E o merecimento é uma coisa tão real que tem vezes que mesmo distraída, quando
não estou olhando para a janela, sou atraída lá para fora: tem tucano que
parece que me chama, e canta enquanto desfila. E eu sempre falo “ó um tucano!”.
Mas os
passarinhos são bônus no meu cotidiano covídico pandêmico desse 2020 que chegou
para chacoalhar mesmo todas as estruturas, nos tirando de muitas zonas de conforto,
ainda que o pijama seja a roupa característica desse período insano e
turbulento. Geralmente eu procrastino enquanto observo as árvores, apenas. Nem
precisa de passarinho. Elas são como um quadro, só que vivo. Tem um pinheiro
que é o mais alto (as outras árvores batem, sei lá, quase no peito dele) e ele
balança bem – os galhinhos e o tronco, que parece bastante maleável daqui, mas
que nem se compara à árvore magricela que tem na frente dele, que enverga bem,
principalmente com os ventos mais fortes – mais ou menos como balança, na minha
cabeça, o prédio onde moro. Venta demais aqui, eu fico passada, não sei como
não caí ainda, até hoje. As janelas estremecem tanto que parecem agitadas por
mãos raivosas em certos dias, sem brincadeira. Dormir aqui nas primeiras noites
foi terrível, me senti intrusa na casa de alguém que nitidamente estava
bastante zangado por estar em posse das chaves (são duas). Coloquei um
mensageiro do vento perto da janela da sala que tem que ser contido, tem dia
que fecho o vidro (ele é animado demais, vizinha daqui a pouco até reclama); recebe
muitas mensagens em forma de vento, trabalha mais que os aparelhos de fax dos
anos 90.
Imagine uma
ventania constante, observada do alto do quatro andar de um prédio, atingindo
as copas (e as cinturinhas) de árvores agrupadas como jovens amigos que se juntavam
antigamente para uma selfie (será que fotos assim já são relíquias?).

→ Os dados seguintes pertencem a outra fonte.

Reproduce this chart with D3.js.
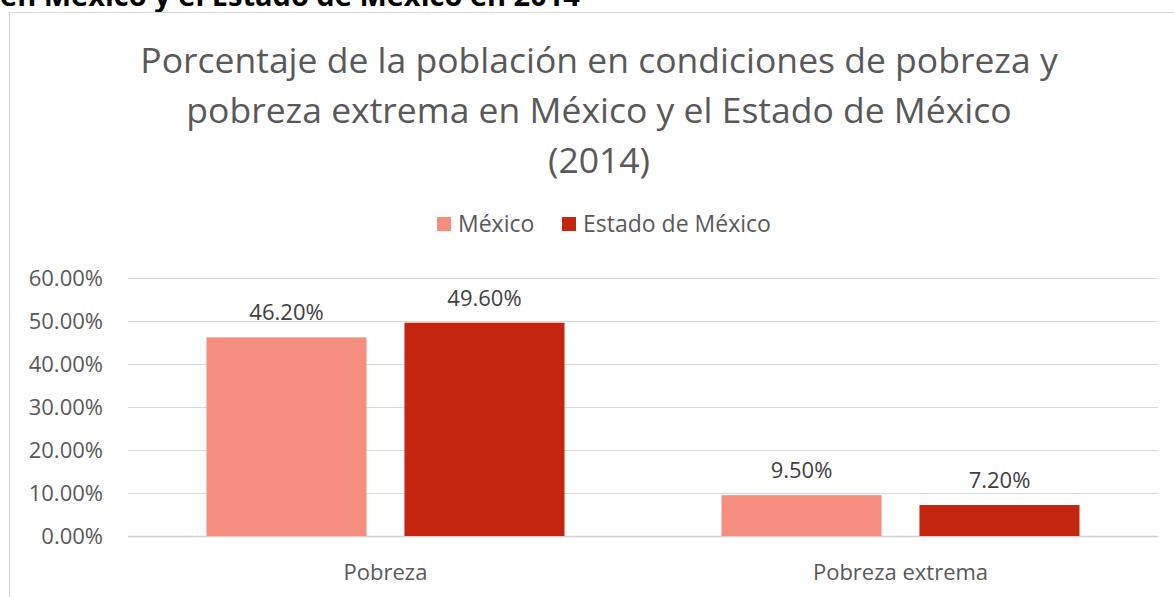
<!DOCTYPE html>
<html>
<head>
<meta charset="utf-8">
<script src="https://cdn.jsdelivr.net/npm/d3@7"></script>
<style>
  body { margin: 0; background: #fff; }
  svg { display: block; font-family: "Open Sans", "Noto Sans", sans-serif; }
</style>
</head>
<body>
<svg width="1174" height="597"></svg>
<script>
var categories = ["Pobreza", "Pobreza extrema"];
var seriesNames = ["México", "Estado de México"];
var mexico = [46.2, 9.5];
var estado = [49.6, 7.2];
var yTicks = [0, 10, 20, 30, 40, 50, 60];
var titleLines = ["Porcentaje de la población en condiciones de pobreza y",
                  "pobreza extrema en México y el Estado de México",
                  "(2014)"];
var colors = ["#f68e7f", "#c3250f"];

var svg = d3.select("svg"),
    margin = {top: 278, right: 16, bottom: 61, left: 128},
    width = +svg.attr("width") - margin.left - margin.right,
    height = +svg.attr("height") - margin.top - margin.bottom;

// cut-off heading from the page above the chart
svg.append("text")
    .attr("x", 0).attr("y", 6)
    .attr("font-size", 29).attr("font-weight", "bold")
    .attr("fill", "#000")
    .text("en México y el Estado de México en 2014");

// chart frame
svg.append("rect")
    .attr("x", 9.5).attr("y", 12.5)
    .attr("width", 1200).attr("height", 700)
    .attr("fill", "#fff").attr("stroke", "#d9d9d9");

svg.append("text")
    .attr("text-anchor", "middle")
    .attr("font-size", 35.5)
    .attr("fill", "#595959")
  .selectAll("tspan")
  .data(titleLines)
  .enter().append("tspan")
    .attr("x", 599)
    .attr("y", function(d, i) { return 73 + i * 50; })
    .text(function(d) { return d; });

var g = svg.append("g").attr("transform", "translate(" + margin.left + "," + margin.top + ")");

var x0 = d3.scaleBand().domain(categories).range([0, width]).paddingInner(0).paddingOuter(0);
var x1 = d3.scaleBand().domain(seriesNames).range([78.5, x0.bandwidth() - 78.5]).paddingInner(0.1916);
var y = d3.scaleLinear().domain([0, 60]).range([height, 0]);

g.append("g")
    .attr("class", "grid")
  .selectAll("line")
  .data(yTicks)
  .enter().append("line")
    .attr("x1", 0).attr("x2", width)
    .attr("y1", function(d) { return Math.round(y(d)) + 0.5; })
    .attr("y2", function(d) { return Math.round(y(d)) + 0.5; })
    .attr("stroke", function(d) { return d === 0 ? "#d0d0d0" : "#d9d9d9"; })
    .attr("stroke-width", function(d) { return d === 0 ? 1.5 : 1; });

g.append("g")
  .selectAll("text")
  .data(yTicks)
  .enter().append("text")
    .attr("x", -25)
    .attr("y", function(d) { return y(d); })
    .attr("dy", "0.35em")
    .attr("text-anchor", "end")
    .attr("font-size", 22)
    .attr("fill", "#595959")
    .text(function(d) { return d3.format(".2f")(d) + "%"; });

var rows = categories.map(function(c, i) {
  return {cat: c, vals: [{s: seriesNames[0], v: mexico[i]}, {s: seriesNames[1], v: estado[i]}]};
});

var grp = g.selectAll(".cat")
  .data(rows)
  .enter().append("g")
    .attr("class", "cat")
    .attr("transform", function(d) { return "translate(" + x0(d.cat) + ",0)"; });

grp.selectAll("rect")
  .data(function(d) { return d.vals; })
  .enter().append("rect")
    .attr("x", function(d) { return x1(d.s); })
    .attr("y", function(d) { return y(d.v); })
    .attr("width", x1.bandwidth())
    .attr("height", function(d) { return height - y(d.v); })
    .attr("fill", function(d, i) { return colors[i]; });

grp.selectAll(".lbl")
  .data(function(d) { return d.vals; })
  .enter().append("text")
    .attr("class", "lbl")
    .attr("x", function(d) { return x1(d.s) + x1.bandwidth() / 2; })
    .attr("y", function(d) { return y(d.v) - 17; })
    .attr("text-anchor", "middle")
    .attr("font-size", 22)
    .attr("fill", "#404040")
    .text(function(d) { return d3.format(".2f")(d.v) + "%"; });

g.append("g")
  .selectAll("text")
  .data(categories)
  .enter().append("text")
    .attr("x", function(d) { return x0(d) + x0.bandwidth() / 2; })
    .attr("y", height + 44)
    .attr("text-anchor", "middle")
    .attr("font-size", 22)
    .attr("fill", "#595959")
    .text(function(d) { return d; });

// legend
var legX = [437, 562];
var leg = svg.selectAll(".leg")
  .data(seriesNames)
  .enter().append("g")
    .attr("class", "leg")
    .attr("transform", function(d, i) { return "translate(" + legX[i] + ",217)"; });
leg.append("rect")
    .attr("width", 14).attr("height", 14)
    .attr("fill", function(d, i) { return colors[i]; });
leg.append("text")
    .attr("x", 21).attr("y", 7).attr("dy", "0.35em")
    .attr("font-size", 23)
    .attr("fill", "#595959")
    .text(function(d) { return d; });
</script>
</body>
</html>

Você fica
um dia inteiro só olhando para isso, se duvidar. Eu fico!
Do lado do
pinheiro grandão tem uma árvore, que para mim é a mais especial porque ela
simula bem o decorrer de um ano inteiro. O seu ápice é por volta de dezembro, quando
ela fica inteira rosa, toda florida, chega a brilhar no sol, se destaca com o
azul do céu de pano de fundo, e aí ela vai perdendo as cores no avanço das
estações, conforme se apresentam os meses, e todas as flores caem, as folhas
ficam marrom depois de um tempo, parece até que ela está sem vida, mas sempre ressurge
como uma fênix – e, a cada ano, mais linda! Radiante!
E ela combina
com as amigas dela, e são vários tons, e várias folhagens, e cada uma, única
que é, balança ao seu gosto, como numa dança que é individual, mas também
coletiva, num flash mob da natureza (divino!), que, acredito, eu seja a
única espectadora. Pelo menos sou a única que aplaude!
Agora chegamos
naquela época do ano que esse quadro em constante movimento ganha som, porque
as cigarras se animam logo cedo, perto das dez, 11h da manhã elas já estão
cantando, e aí é que não faço mesmo mais nada da minha vida, fico só brisando
com essa vida toda lá fora e eu aqui num camarote esquisito, tentando repassar
para as palavras as emoções características de uma procrastinação típica de
quarentena. Meu Deus!
Eu tinha mil
coisas para fazer. Vários textos para escrever. Mas escrevi sobre procrastinar
e agora a lua, quase cheia, apareceu por aqui. Começou a programação noturna!